WAILUA — Noriko Toyama could only utter one word Tuesday: wonderful.
She and 12 students from the Okinawa Prefectural College of Nursing joined the staff of Samuel Mahelona Memorial Hospital and Kaua‘i Veterans Memorial Hospital in providing a beach outing for the residents of both medical care facilities.
“This is wonderful,” Toyama said. “We arrived on Kaua‘i Sunday, and today we’re meeting up with people and helping at the beach.”
Josie Pablo, the recreational director at Mahelona Hospital, said the twice-a-summer event is very popular with the residents, but it would not be possible without the help of a lot of people.
Hawai‘i Health Systems Corp. Regional Director Jerry Walker, who oversees Mahelona and KVMH, said it was wonderful to have both hospitals participating in the unique activity.
“We just hired an activities person at KVMH so we should be seeing more of this out there as well,” he said.
Steve Klein, the occupational therapist at KVMH, said following the bon dance two weeks ago and the beach outing, he thinks they’ll settle down to just field trips until the big KVMH Foundation craft fair in November.
Pablo said in addition to the Okinawa nursing students — whose trip is coordinated through the Kaua‘i Community College Nursing Department — the Kaua‘i Bus with its paratransit vehicles, the staff of Mahelona Hospital and the Mahelona Auxiliary are key players in the outing.
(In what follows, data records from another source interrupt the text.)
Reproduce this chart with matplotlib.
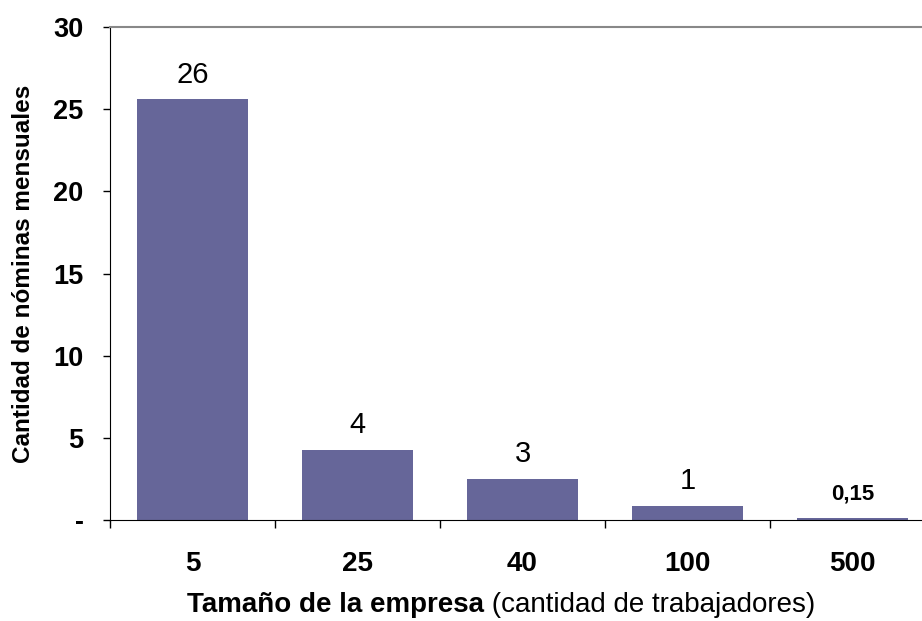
import matplotlib
matplotlib.use("Agg")
import matplotlib.pyplot as plt

plt.rcParams['font.family'] = ['Liberation Sans', 'DejaVu Sans']

categories = ["5", "25", "40", "100", "500"]
values = [25.6, 4.25, 2.5, 0.85, 0.15]
labels = ["26", "4", "3", "1", "0,15"]

fig = plt.figure(figsize=(9.22, 6.21), dpi=100)
ax = fig.add_axes([110 / 922, 101 / 621, 825 / 922, 493 / 621])

x = list(range(len(categories)))
ax.bar(x, values, width=0.667, color="#666699")

for i, (v, lab) in enumerate(zip(values, labels)):
    if lab == "0,15":
        ax.annotate(lab, (i, v), xytext=(0, 13), textcoords="offset points",
                    ha="center", va="baseline", fontsize=16, fontweight="bold")
    else:
        ax.annotate(lab, (i, v), xytext=(0, 12), textcoords="offset points",
                    ha="center", va="baseline", fontsize=21)

ax.set_xlim(-0.5, len(categories) - 0.5)
ax.set_ylim(0, 30)
ax.set_yticks([0, 5, 10, 15, 20, 25, 30])
ax.set_yticklabels(["-", "5", "10", "15", "20", "25", "30"], fontsize=19.5, fontweight="bold")
ax.tick_params(axis="y", length=5, width=1, pad=14)

ax.set_xticks(x)
ax.set_xticklabels(categories, fontsize=20, fontweight="bold")
ax.set_xticks([i - 0.5 for i in range(len(categories) + 1)], minor=True)
ax.tick_params(axis="x", which="major", length=0, pad=22)
ax.tick_params(axis="x", which="minor", length=6, width=1)

ax.spines["right"].set_visible(False)
ax.spines["top"].set_color("#888888")
ax.spines["top"].set_linewidth(1.5)

ax.set_ylabel("Cantidad de nóminas mensuales", fontsize=17.5, fontweight="bold", labelpad=13)

# x axis label: bold part + regular part
fig.canvas.draw()
r = fig.canvas.get_renderer()
t1 = fig.text(0, 0, "Tamaño de la empresa", fontsize=20, fontweight="bold")
t2 = fig.text(0, 0, " (cantidad de trabajadores)", fontsize=20)
w1 = t1.get_window_extent(r).width / 922
w2 = t2.get_window_extent(r).width / 922
x0 = 501 / 922 - (w1 + w2) / 2
t1.set_position((x0, 9 / 621))
t2.set_position((x0 + w1, 9 / 621))

fig.savefig("out.png", dpi=100)
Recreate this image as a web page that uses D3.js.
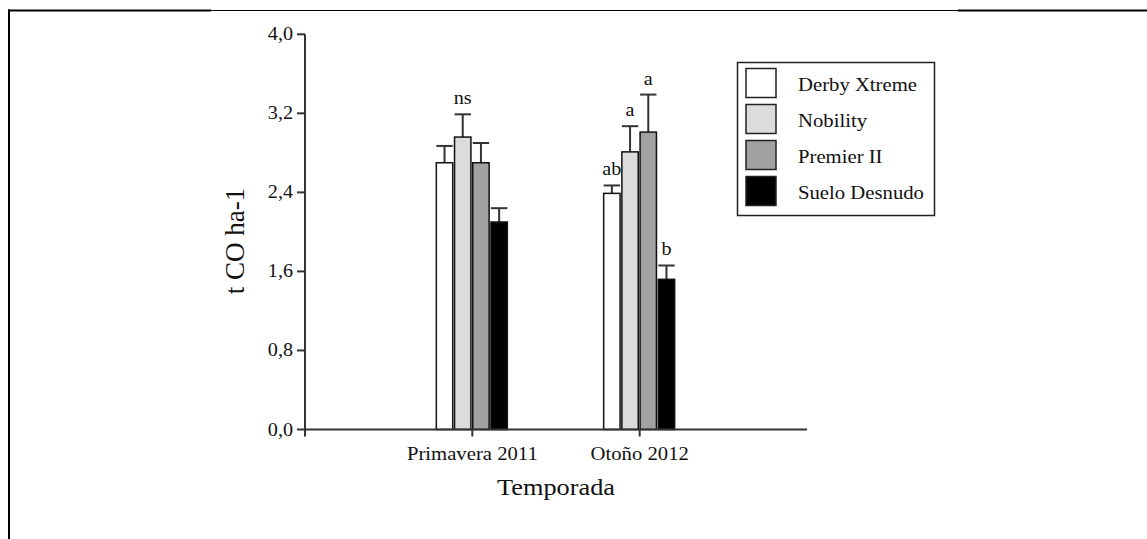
<!DOCTYPE html>
<html>
<head>
<meta charset="utf-8">
<script src="https://cdnjs.cloudflare.com/ajax/libs/d3/7.8.5/d3.min.js"></script>
<style>
  body { margin: 0; background: #fff; }
  text { font-family: "Liberation Serif", "Times New Roman", serif; fill: #111; }
</style>
</head>
<body>
<div id="chart"></div>
<script>
// data
var seasons = ["Primavera 2011", "Otoño 2012"];
var series = ["Derby Xtreme", "Nobility", "Premier II", "Suelo Desnudo"];
var colors = ["#ffffff", "#dcdcdc", "#a2a2a2", "#000000"];
var primavera = [2.70, 2.96, 2.70, 2.10];
var otono = [2.39, 2.81, 3.01, 1.52];
var primaveraErr = [0.17, 0.23, 0.20, 0.14];
var otonoErr = [0.08, 0.26, 0.38, 0.14];
var primaveraSig = ["", "ns", "", ""];
var otonoSig = ["ab", "a", "a", "b"];
var yTicks = [0, 0.8, 1.6, 2.4, 3.2, 4.0];

var values = [primavera, otono];
var errs = [primaveraErr, otonoErr];
var sigs = [primaveraSig, otonoSig];

var W = 1147, H = 539;
var sx = 1.12; // the original picture is a little stretched sideways

var svg = d3.select("#chart").append("svg")
  .attr("width", W)
  .attr("height", H);

svg.append("rect").attr("width", W).attr("height", H).attr("fill", "#fff");

// frame lines round the figure
svg.append("line").attr("x1", 8).attr("x2", 211).attr("y1", 10.5).attr("y2", 10.5)
  .attr("stroke", "#000").attr("stroke-width", 2);
svg.append("line").attr("x1", 211).attr("x2", 958).attr("y1", 10.5).attr("y2", 10.5)
  .attr("stroke", "#000").attr("stroke-width", 1);
svg.append("line").attr("x1", 958).attr("x2", W).attr("y1", 10.5).attr("y2", 10.5)
  .attr("stroke", "#000").attr("stroke-width", 2);
svg.append("line").attr("x1", 9).attr("x2", 9).attr("y1", 9.5).attr("y2", H)
  .attr("stroke", "#000").attr("stroke-width", 2);

// scales
var y = d3.scaleLinear().domain([0, 4]).range([429.5, 34.3]);
var x = d3.scalePoint().domain(seasons).range([305, 807]).padding(1);
var xInner = d3.scaleBand().domain(series).range([-36, 35]).paddingInner(0.1);

// stretched text helper
function label(g, tx, ty, str, size, anchor) {
  return g.append("text")
    .attr("transform", "translate(" + tx + "," + ty + ") scale(" + sx + ",1)")
    .attr("text-anchor", anchor)
    .style("font-size", size + "px")
    .text(str);
}

// bars
var axisCol = "#333";
seasons.forEach(function(s, i) {
  var g = svg.append("g").attr("transform", "translate(" + x(s) + ",0)");
  series.forEach(function(name, j) {
    var v = values[i][j], e = errs[i][j];
    var bx = xInner(name), bw = xInner.bandwidth();
    // error bar (upper only)
    g.append("line")
      .attr("x1", bx + bw / 2).attr("x2", bx + bw / 2)
      .attr("y1", y(v)).attr("y2", y(v + e))
      .attr("stroke", axisCol).attr("stroke-width", 2);
    g.append("line")
      .attr("x1", bx).attr("x2", bx + bw)
      .attr("y1", y(v + e)).attr("y2", y(v + e))
      .attr("stroke", axisCol).attr("stroke-width", 2);
    g.append("rect")
      .attr("x", bx).attr("width", bw)
      .attr("y", y(v)).attr("height", y(0) - y(v))
      .attr("fill", colors[j])
      .attr("stroke", "#111").attr("stroke-width", 1.5);
    if (sigs[i][j]) {
      label(g, bx + bw / 2, y(v + e) - 10, sigs[i][j], 18, "middle");
    }
  });
});

// y axis
svg.append("line").attr("x1", 305).attr("x2", 305).attr("y1", y(4)).attr("y2", y(0) + 7)
  .attr("stroke", axisCol).attr("stroke-width", 2);
yTicks.forEach(function(t) {
  svg.append("line").attr("x1", 297).attr("x2", 305).attr("y1", y(t)).attr("y2", y(t))
    .attr("stroke", axisCol).attr("stroke-width", 2);
  label(svg, 293, y(t) + 6, t.toFixed(1).replace(".", ","), 18, "end");
});

// x axis
svg.append("line").attr("x1", 305).attr("x2", 807).attr("y1", y(0)).attr("y2", y(0))
  .attr("stroke", axisCol).attr("stroke-width", 2);
seasons.forEach(function(s) {
  svg.append("line").attr("x1", x(s)).attr("x2", x(s)).attr("y1", y(0)).attr("y2", y(0) + 7)
    .attr("stroke", axisCol).attr("stroke-width", 2);
  label(svg, x(s), 460, s, 18.5, "middle");
});

// axis titles
label(svg, 556, 495, "Temporada", 23.5, "middle");
svg.append("text")
  .attr("transform", "translate(244,241) rotate(-90)")
  .attr("text-anchor", "middle")
  .style("font-size", "27px")
  .text("t CO ha-1");

// legend
var leg = svg.append("g");
leg.append("rect").attr("x", 737.5).attr("y", 62.5).attr("width", 197).attr("height", 153)
  .attr("fill", "#fff").attr("stroke", "#222").attr("stroke-width", 1.5);
series.forEach(function(name, j) {
  var ry = 68.5 + j * 36;
  leg.append("rect").attr("x", 746).attr("y", ry).attr("width", 30).attr("height", 29)
    .attr("fill", colors[j]).attr("stroke", "#222").attr("stroke-width", 1.5);
  label(leg, 798, ry + 22, name, 18.5, "start");
});
</script>
</body>
</html>
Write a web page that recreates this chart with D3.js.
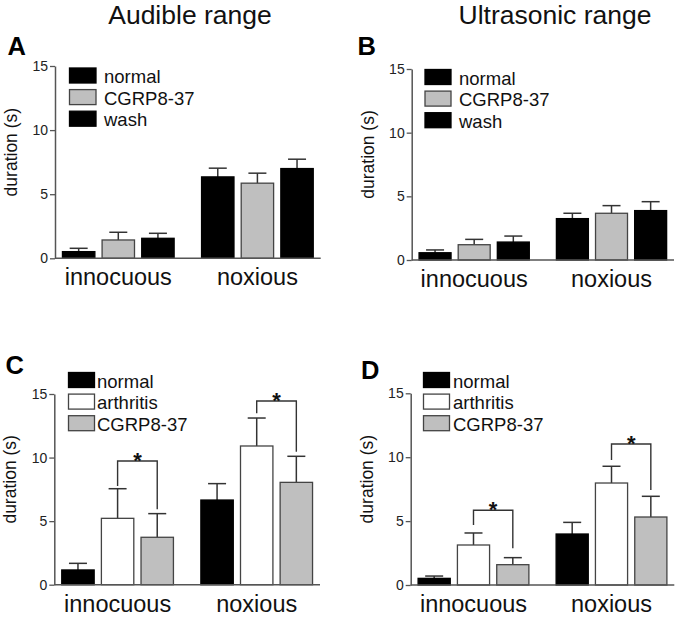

This year, with the Lydgate Park ponds being dredged, the group was joined by firefighters from the Kapa‘a fire station as a safety precaution for the deep spots.
Kaua‘i Mayor Bernard Carvalho Jr. made a surprise visit to the group while returning from Kapa‘a High School where he visited with three students from Ishigaki, Japan, who are on Kaua‘i for a week’s experience.
“This is wonderful,” Carvalho said, a news reporter telling the mayor how tears came to her eyes when she saw what was happening. “Salt air. There is nothing like salt air to help heal and the weather is perfect for the beach.”
He sorted through the various student groups who visited the island over the past few weeks: the elementary school science club, the Ishigaki high school students, and the Okinawa Prefectural College of Nursing students.
Brian Yamamoto of KCC said while Okinawa shares a similar climate to Kaua‘i, most of these students have not seen waves, nor experienced the beaches like those on Kaua‘i.
“The only time they have waves is when a typhoon hits,” Yamamoto said.
“The sand they have there is flat, even in the water,” he said. “That’s why Okinawa surfers wait for typhoons — so they can surf.”
Carvalho relished the concept of everyone working together to make the situation a win-win for all concerned.